Anyway, at home and even in my lab (Debian) where hg is installed with apt-get, I don't have /etc/mercurial/hgrc.d/default-tools.rc.

> Which editor does `sensible-editor` open on your
> machine? `sensible-editor` falls back to nano before it falls back to
> vi.

sensible-editor opens nano but unfortunately it is unusable! ctr-X prints ^X and the arrows print ^[OC^[OD^[OD^[OC^[OD^[OC.

In contrast `editor` opens nano correctly.

>
>> Do you know a distribution that does something like that? Note also
>> that most potential Mercurial users not very used to command-line
>> tools (students, scientists, ...) on Unix-like OS use something close
>> to Debian/Ubuntu, Fedora or macOS.
>>
>> The default editor for Mercurial is used only if no editor has been
>> defined by other standard methods. We are here considering only this
>> special case (which is not so uncommon, especially for beginners).
>> Trying not to open vi by default in this case does not prevent
>> distributions / administrators to set a particular editor.
>
> For the record, I agree that vi is a terrible default. People unfamiliar
> with it are lost. People familiar with it will probably use at least
> vim. I don’t know anyone who uses vi. For me as a vim user, vi is
> confusing because it’s a bit of vim, but it’s not vim.
>
> Still, I don’t think that Mercurial should make this decision. I’m sure
> that someone could come up with reasons why nano is not a good default
> and the same for any other editor. If you start this kind of discussion,
> you end up with people discussing their favorite vi clone on this
> mailing list (this actually happened).
>
> I would prefer if instead of falling back to vi, Mercurial shows a nice
> error message describing how to set an editor.
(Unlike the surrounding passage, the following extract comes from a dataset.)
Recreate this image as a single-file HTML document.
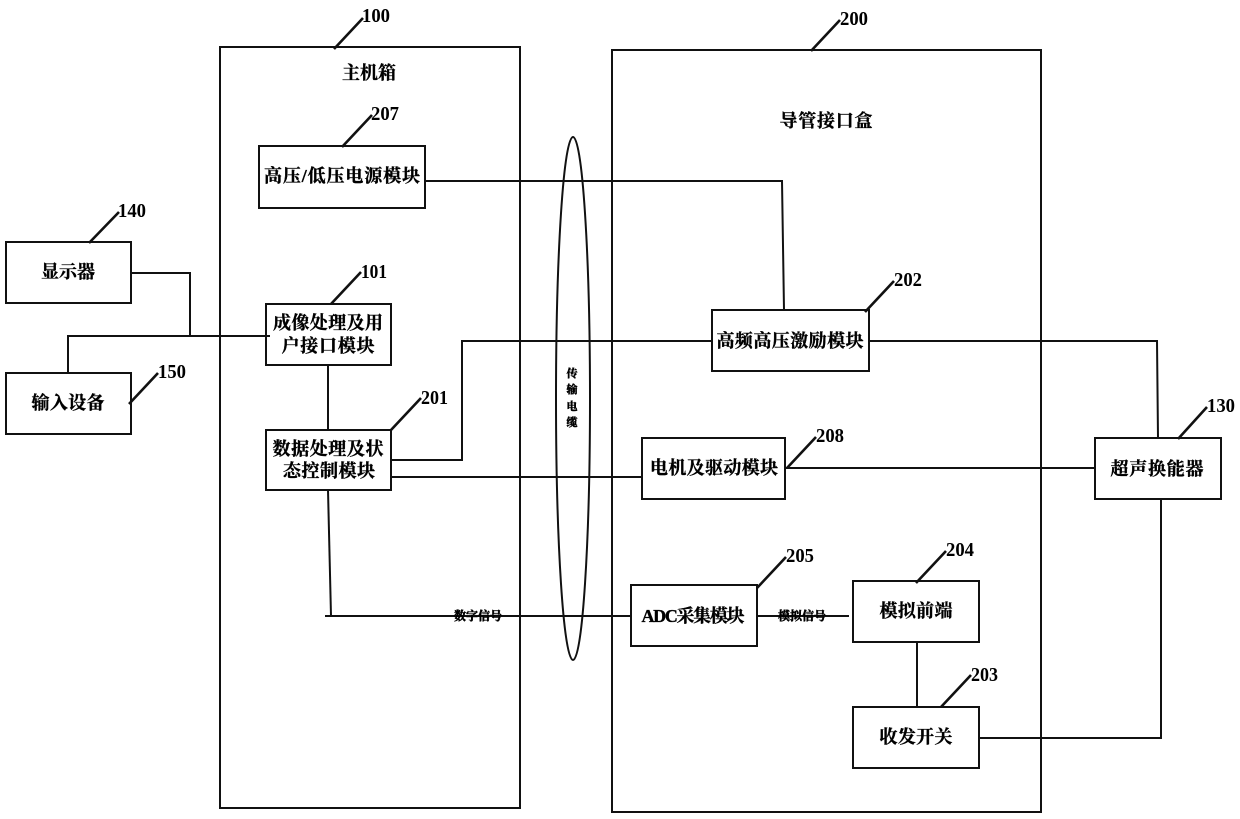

Yes, it would clearly be better than falling back to vi.

Another alternative would be that Mercurial explains the situation (no editor defined), asks which editor has to be used (with a reasonable default depending on the OS and a small list of reasonable choices, like for example `nano` if it is installed, `vim` if it is installed, `emacs -Q -nw` if emacs is installed), writes the answer in ~/.hgrc and finally uses the chosen editor.